Can you copy out the data exactly? Leave the images out.

GIVEN DATA:
════
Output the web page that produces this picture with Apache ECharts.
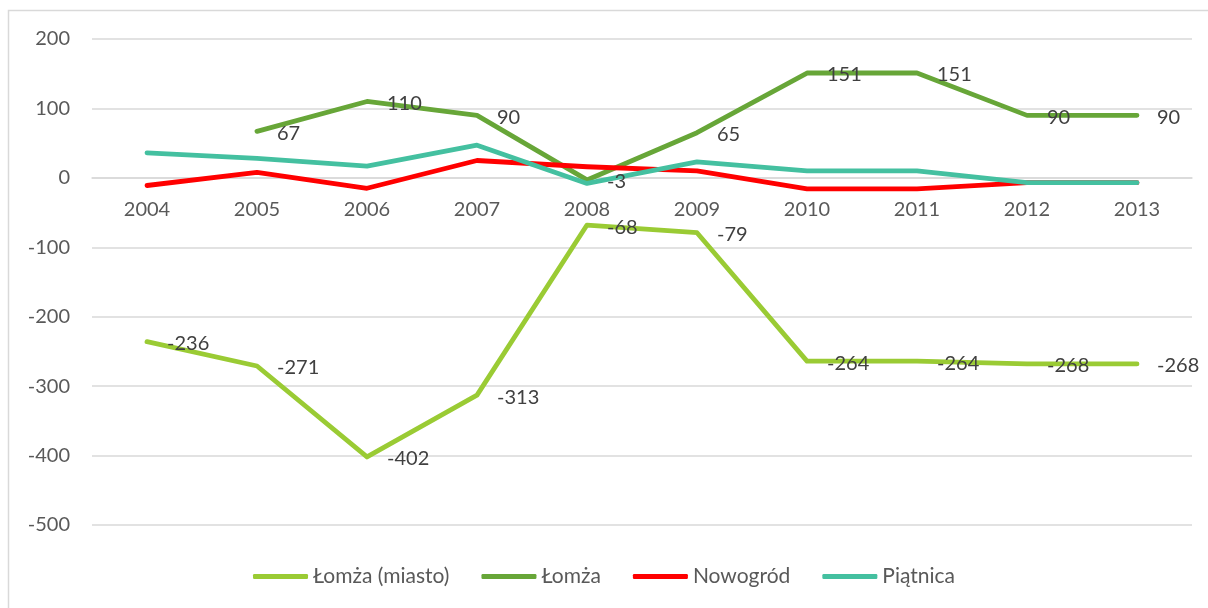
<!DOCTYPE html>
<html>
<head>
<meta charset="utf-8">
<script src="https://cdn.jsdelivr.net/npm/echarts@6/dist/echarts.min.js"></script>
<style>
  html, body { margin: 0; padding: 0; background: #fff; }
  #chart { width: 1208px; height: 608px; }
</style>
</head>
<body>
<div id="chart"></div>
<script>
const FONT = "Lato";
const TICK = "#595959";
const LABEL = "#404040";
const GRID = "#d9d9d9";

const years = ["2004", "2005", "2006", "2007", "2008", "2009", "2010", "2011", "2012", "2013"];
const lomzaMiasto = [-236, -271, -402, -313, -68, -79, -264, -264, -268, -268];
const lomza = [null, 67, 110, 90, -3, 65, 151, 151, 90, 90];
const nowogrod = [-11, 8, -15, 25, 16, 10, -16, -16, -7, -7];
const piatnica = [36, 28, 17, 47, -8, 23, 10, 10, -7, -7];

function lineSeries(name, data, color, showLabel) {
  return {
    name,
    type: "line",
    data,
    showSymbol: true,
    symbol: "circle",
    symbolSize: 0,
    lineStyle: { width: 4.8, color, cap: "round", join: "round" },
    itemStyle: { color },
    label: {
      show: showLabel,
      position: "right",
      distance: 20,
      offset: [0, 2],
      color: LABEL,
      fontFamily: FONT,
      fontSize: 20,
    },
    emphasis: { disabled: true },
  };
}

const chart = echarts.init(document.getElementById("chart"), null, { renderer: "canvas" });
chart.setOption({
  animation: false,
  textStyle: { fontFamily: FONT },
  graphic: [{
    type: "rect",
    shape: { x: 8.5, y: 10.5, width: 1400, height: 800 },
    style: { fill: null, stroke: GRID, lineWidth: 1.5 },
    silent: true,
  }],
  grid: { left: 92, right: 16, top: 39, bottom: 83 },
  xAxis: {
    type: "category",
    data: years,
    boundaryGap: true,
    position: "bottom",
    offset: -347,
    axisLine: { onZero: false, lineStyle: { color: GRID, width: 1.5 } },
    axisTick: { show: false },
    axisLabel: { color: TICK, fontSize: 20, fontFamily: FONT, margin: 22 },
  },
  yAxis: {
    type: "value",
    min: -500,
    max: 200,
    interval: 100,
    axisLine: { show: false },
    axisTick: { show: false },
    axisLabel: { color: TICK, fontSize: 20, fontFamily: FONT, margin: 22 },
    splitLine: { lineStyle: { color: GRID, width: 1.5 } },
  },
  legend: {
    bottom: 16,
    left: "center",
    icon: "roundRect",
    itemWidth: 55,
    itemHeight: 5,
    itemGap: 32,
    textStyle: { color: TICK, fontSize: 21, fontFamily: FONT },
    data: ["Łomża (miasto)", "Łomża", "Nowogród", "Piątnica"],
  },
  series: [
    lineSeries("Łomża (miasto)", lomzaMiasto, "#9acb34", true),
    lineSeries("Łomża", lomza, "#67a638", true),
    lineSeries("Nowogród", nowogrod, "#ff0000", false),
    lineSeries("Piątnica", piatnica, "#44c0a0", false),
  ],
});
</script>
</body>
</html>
════
TASK RESPONSE:
Output the web page that produces this picture with Apache ECharts.
<!DOCTYPE html>
<html>
<head>
<meta charset="utf-8">
<script src="https://cdn.jsdelivr.net/npm/echarts@6/dist/echarts.min.js"></script>
<style>
  html, body { margin: 0; padding: 0; background: #fff; }
  #chart { width: 1208px; height: 608px; }
</style>
</head>
<body>
<div id="chart"></div>
<script>
const FONT = "Lato";
const TICK = "#595959";
const LABEL = "#404040";
const GRID = "#d9d9d9";

const years = ["2004", "2005", "2006", "2007", "2008", "2009", "2010", "2011", "2012", "2013"];
const lomzaMiasto = [-236, -271, -402, -313, -68, -79, -264, -264, -268, -268];
const lomza = [null, 67, 110, 90, -3, 65, 151, 151, 90, 90];
const nowogrod = [-11, 8, -15, 25, 16, 10, -16, -16, -7, -7];
const piatnica = [36, 28, 17, 47, -8, 23, 10, 10, -7, -7];

function lineSeries(name, data, color, showLabel) {
  return {
    name,
    type: "line",
    data,
    showSymbol: true,
    symbol: "circle",
    symbolSize: 0,
    lineStyle: { width: 4.8, color, cap: "round", join: "round" },
    itemStyle: { color },
    label: {
      show: showLabel,
      position: "right",
      distance: 20,
      offset: [0, 2],
      color: LABEL,
      fontFamily: FONT,
      fontSize: 20,
    },
    emphasis: { disabled: true },
  };
}

const chart = echarts.init(document.getElementById("chart"), null, { renderer: "canvas" });
chart.setOption({
  animation: false,
  textStyle: { fontFamily: FONT },
  graphic: [{
    type: "rect",
    shape: { x: 8.5, y: 10.5, width: 1400, height: 800 },
    style: { fill: null, stroke: GRID, lineWidth: 1.5 },
    silent: true,
  }],
  grid: { left: 92, right: 16, top: 39, bottom: 83 },
  xAxis: {
    type: "category",
    data: years,
    boundaryGap: true,
    position: "bottom",
    offset: -347,
    axisLine: { onZero: false, lineStyle: { color: GRID, width: 1.5 } },
    axisTick: { show: false },
    axisLabel: { color: TICK, fontSize: 20, fontFamily: FONT, margin: 22 },
  },
  yAxis: {
    type: "value",
    min: -500,
    max: 200,
    interval: 100,
    axisLine: { show: false },
    axisTick: { show: false },
    axisLabel: { color: TICK, fontSize: 20, fontFamily: FONT, margin: 22 },
    splitLine: { lineStyle: { color: GRID, width: 1.5 } },
  },
  legend: {
    bottom: 16,
    left: "center",
    icon: "roundRect",
    itemWidth: 55,
    itemHeight: 5,
    itemGap: 32,
    textStyle: { color: TICK, fontSize: 21, fontFamily: FONT },
    data: ["Łomża (miasto)", "Łomża", "Nowogród", "Piątnica"],
  },
  series: [
    lineSeries("Łomża (miasto)", lomzaMiasto, "#9acb34", true),
    lineSeries("Łomża", lomza, "#67a638", true),
    lineSeries("Nowogród", nowogrod, "#ff0000", false),
    lineSeries("Piątnica", piatnica, "#44c0a0", false),
  ],
});
</script>
</body>
</html>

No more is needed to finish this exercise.